I think it's time I told you something. Something that still makes me childishly giddy with happiness, something that makes me feel mysterious and unexpected, even five and a half months later. But first, some background.
I don't like female main characters*.
* Except Wonder Woman, whom I love.
I love Bojangles*.
* Though sometimes Bojangles makes me sick.
I hate Chinese food*.
* But PF Chang's is one of my favorite restaurants.
I love cats*.
* But unfortunately I'm allergic to them.
I hate flowers*.
* But I actually love orchids.
I hate gray area*.
* Although I do rely on and often seek out gray areas.
I'm terrible at directions*.
* Except inexplicably in Italy. I never get lost in Italy, and can even create efficient shortcuts.
I am not girly*.
* But I do love dresses, skirts, and makeup.
I'm a writer*.
* I don't actually write very often anymore.
I'm not a touchy-feely person*.
* But I like snuggling with Gabe in bed.
I'm a huge cheapskate*.
* Except for when it comes to books. There is always money for books.
I need alone time to recharge*.
* But I get bored and lonely really easily.
I'm terrible at tedious, detailed things*.
* But I'm an editor.
I am a dead, failed creature*.
* But through Jesus, I'm made alive and perfect.
I would never get a tattoo without my best friend Cassidy there*.

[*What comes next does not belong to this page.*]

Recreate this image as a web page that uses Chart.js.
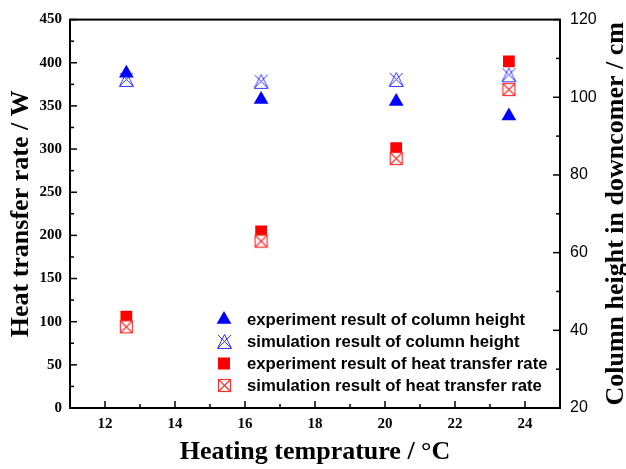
<!DOCTYPE html>
<html><head><meta charset="utf-8">
<script src="https://cdn.jsdelivr.net/npm/chart.js@4/dist/chart.umd.min.js"></script>
<style>html,body{margin:0;padding:0;background:#fff}#wrap{width:626px;height:469px;position:relative}</style>
</head><body><div id="wrap"><canvas id="c" width="626" height="469"></canvas></div>
<script>
// ---- data ----
const temperatures = [12.61, 16.46, 20.32, 23.54];
const expColumnHeight = [106.2, 99.4, 98.9, 95.2];
const simColumnHeight = [104.6, 104.1, 104.6, 105.8];
const expHeatRate = [106, 204.6, 301, 401.7];
const simHeatRate = [94, 193.3, 289, 369];
const xTickLabels = [12, 14, 16, 18, 20, 22, 24];
const heatTickLabels = [0, 50, 100, 150, 200, 250, 300, 350, 400, 450];
const heightTickLabels = [20, 40, 60, 80, 100, 120];
const legendLabels = [
  'experiment result of column height',
  'simulation result of column height',
  'experiment result of heat transfer rate',
  'simulation result of heat transfer rate'
];
const xTitle = 'Heating temprature / \u00B0C';
const leftTitle = 'Heat transfer rate / W';
const rightTitle = 'Column height in downcomer / cm';

// ---- custom marker images ----
function simTriangle() {
  const c = document.createElement('canvas'); c.width = 17; c.height = 17;
  const g = c.getContext('2d');
  g.strokeStyle = '#3535ff'; g.lineWidth = 1;
  g.beginPath();
  g.moveTo(8.5, 1.5); g.lineTo(1.5, 15.5); g.lineTo(15.5, 15.5); g.closePath();
  g.moveTo(2, 2); g.lineTo(15, 15);
  g.moveTo(15, 2); g.lineTo(2, 15);
  g.stroke();
  return c;
}
function simSquare() {
  const c = document.createElement('canvas'); c.width = 15; c.height = 15;
  const g = c.getContext('2d');
  g.fillStyle = '#fff'; g.fillRect(1, 1, 13, 13);
  g.strokeStyle = '#ff3030'; g.lineWidth = 1.2;
  g.strokeRect(1.5, 1.5, 12, 12);
  g.beginPath();
  g.moveTo(1.5, 1.5); g.lineTo(13.5, 13.5);
  g.moveTo(13.5, 1.5); g.lineTo(1.5, 13.5);
  g.stroke();
  return c;
}
const simTriImg = simTriangle();
const simSqImg = simSquare();

const pts = (ys) => temperatures.map((t, i) => ({x: t, y: ys[i]}));

const serifBold = (s) => ({family: 'Liberation Serif', size: s, weight: 'bold'});

const framePlugin = {
  id: 'frameTicks',
  afterDraw(chart) {
    const {ctx, chartArea: a, scales} = chart;
    ctx.save();
    ctx.strokeStyle = '#000';
    ctx.lineWidth = 1.5;
    const line = (x1, y1, x2, y2) => { ctx.beginPath(); ctx.moveTo(x1, y1); ctx.lineTo(x2, y2); ctx.stroke(); };
    const drawTicks = (scale, fn) => {
      const vals = scale.ticks.map(t => t.value);
      vals.forEach(v => fn(scale.getPixelForValue(v), 7));
      for (let i = 0; i < vals.length - 1; i++) fn(scale.getPixelForValue((vals[i] + vals[i + 1]) / 2), 4);
      // minor ticks beyond first/last major within range
      const step = vals[1] - vals[0];
      const lo = vals[0] - step / 2, hi = vals[vals.length - 1] + step / 2;
      if (lo >= scale.min) fn(scale.getPixelForValue(lo), 4);
      if (hi <= scale.max) fn(scale.getPixelForValue(hi), 4);
    };
    drawTicks(scales.x, (p, l) => line(p, a.bottom, p, a.bottom - l));
    drawTicks(scales.y, (p, l) => line(a.left, p, a.left + l, p));
    drawTicks(scales.y1, (p, l) => line(a.right, p, a.right - l, p));
    ctx.lineWidth = 2;
    ctx.strokeRect(a.left, a.top, a.right - a.left, a.bottom - a.top);

    // right axis title, reading bottom-to-top
    ctx.save();
    ctx.translate(616, (a.top + a.bottom) / 2);
    ctx.rotate(-Math.PI / 2);
    ctx.font = 'bold 26px "Liberation Serif"';
    ctx.fillStyle = '#000';
    ctx.textAlign = 'center';
    ctx.textBaseline = 'middle';
    ctx.fillText(rightTitle, 0, 0);
    ctx.restore();

    // legend inside the plot
    const lx = 224, tx = 247, rows = [319.5, 341.5, 363.5, 385.5];
    ctx.font = 'bold 16.7px "Liberation Sans"';
    ctx.textAlign = 'left';
    ctx.textBaseline = 'middle';
    ctx.fillStyle = '#000';
    legendLabels.forEach((lab, i) => {
      const y = rows[i];
      if (i === 0) {
        const r = 8.5;
        ctx.fillStyle = '#0000ff';
        ctx.beginPath();
        ctx.moveTo(lx, y - r); ctx.lineTo(lx - r * Math.sqrt(3) / 2, y + r / 2); ctx.lineTo(lx + r * Math.sqrt(3) / 2, y + r / 2);
        ctx.closePath(); ctx.fill();
      } else if (i === 1) {
        ctx.drawImage(simTriImg, Math.round(lx - simTriImg.width / 2), Math.round(y - simTriImg.height / 2));
      } else if (i === 2) {
        ctx.fillStyle = '#ff0000';
        ctx.fillRect(lx - 6, y - 6, 12, 12);
      } else {
        ctx.drawImage(simSqImg, Math.round(lx - simSqImg.width / 2), Math.round(y - simSqImg.height / 2));
      }
      ctx.fillStyle = '#000';
      ctx.fillText(lab, tx, y + 1);
    });
    ctx.restore();
  }
};

new Chart(document.getElementById('c'), {
  type: 'scatter',
  data: {
    datasets: [
      {label: legendLabels[0], data: pts(expColumnHeight), yAxisID: 'y1', order: 0,
       pointStyle: 'triangle', pointRadius: 8.5, pointBackgroundColor: '#0000ff', pointBorderWidth: 0, pointBorderColor: '#0000ff'},
      {label: legendLabels[1], data: pts(simColumnHeight), yAxisID: 'y1', order: 1,
       pointStyle: simTriImg, pointRadius: 8},
      {label: legendLabels[2], data: pts(expHeatRate), yAxisID: 'y', order: 3,
       pointStyle: 'rect', pointRadius: 8.3, pointBackgroundColor: '#ff0000', pointBorderWidth: 0, pointBorderColor: '#ff0000'},
      {label: legendLabels[3], data: pts(simHeatRate), yAxisID: 'y', order: 2,
       pointStyle: simSqImg, pointRadius: 7}
    ]
  },
  options: {
    responsive: false,
    animation: false,
    devicePixelRatio: 1,
    layout: {padding: {top: 15, left: 0, right: 0, bottom: 0}},
    plugins: {legend: {display: false}, tooltip: {enabled: false}},
    scales: {
      x: {
        type: 'linear', position: 'bottom', min: 11, max: 25,
        afterBuildTicks: s => { s.ticks = xTickLabels.map(v => ({value: v})); },
        afterFit: s => { s.height = 61; },
        grid: {display: false, drawTicks: false},
        border: {display: false},
        ticks: {font: serifBold(15), color: '#000', padding: 7, maxRotation: 0},
        title: {display: true, text: xTitle, font: serifBold(26), color: '#000', padding: {top: 0, bottom: 1}}
      },
      y: {
        type: 'linear', position: 'left', min: 0, max: 450,
        afterBuildTicks: s => { s.ticks = heatTickLabels.map(v => ({value: v})); },
        afterFit: s => { s.width = 70; },
        grid: {display: false, drawTicks: false},
        border: {display: false},
        ticks: {font: serifBold(15), color: '#000', padding: 8},
        title: {display: true, text: leftTitle, font: serifBold(26), color: '#000', padding: {top: 6, bottom: 0}}
      },
      y1: {
        type: 'linear', position: 'right', min: 20, max: 120,
        afterBuildTicks: s => { s.ticks = heightTickLabels.map(v => ({value: v})); },
        afterFit: s => { s.width = 66; },
        grid: {display: false, drawTicks: false},
        border: {display: false},
        ticks: {font: {family: 'Liberation Sans', size: 16}, color: '#000', padding: 10},
        title: {display: false}
      }
    }
  },
  plugins: [framePlugin]
});
</script>
</body></html>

* Unless it was only my honeymoon.
An asterisk. A piece of punctuation. A reminder to pay attention, an indication of exception. Sometimes we love them; sometimes we hate them. They're a part of language; they're a part of humanity. They're certainly a huge part of me (and sometimes I love it, sometimes I hate it).
It's tiny. It's subtle. It's hidden. But never doubt, every time you look at me, there's an asterisk behind my left ear.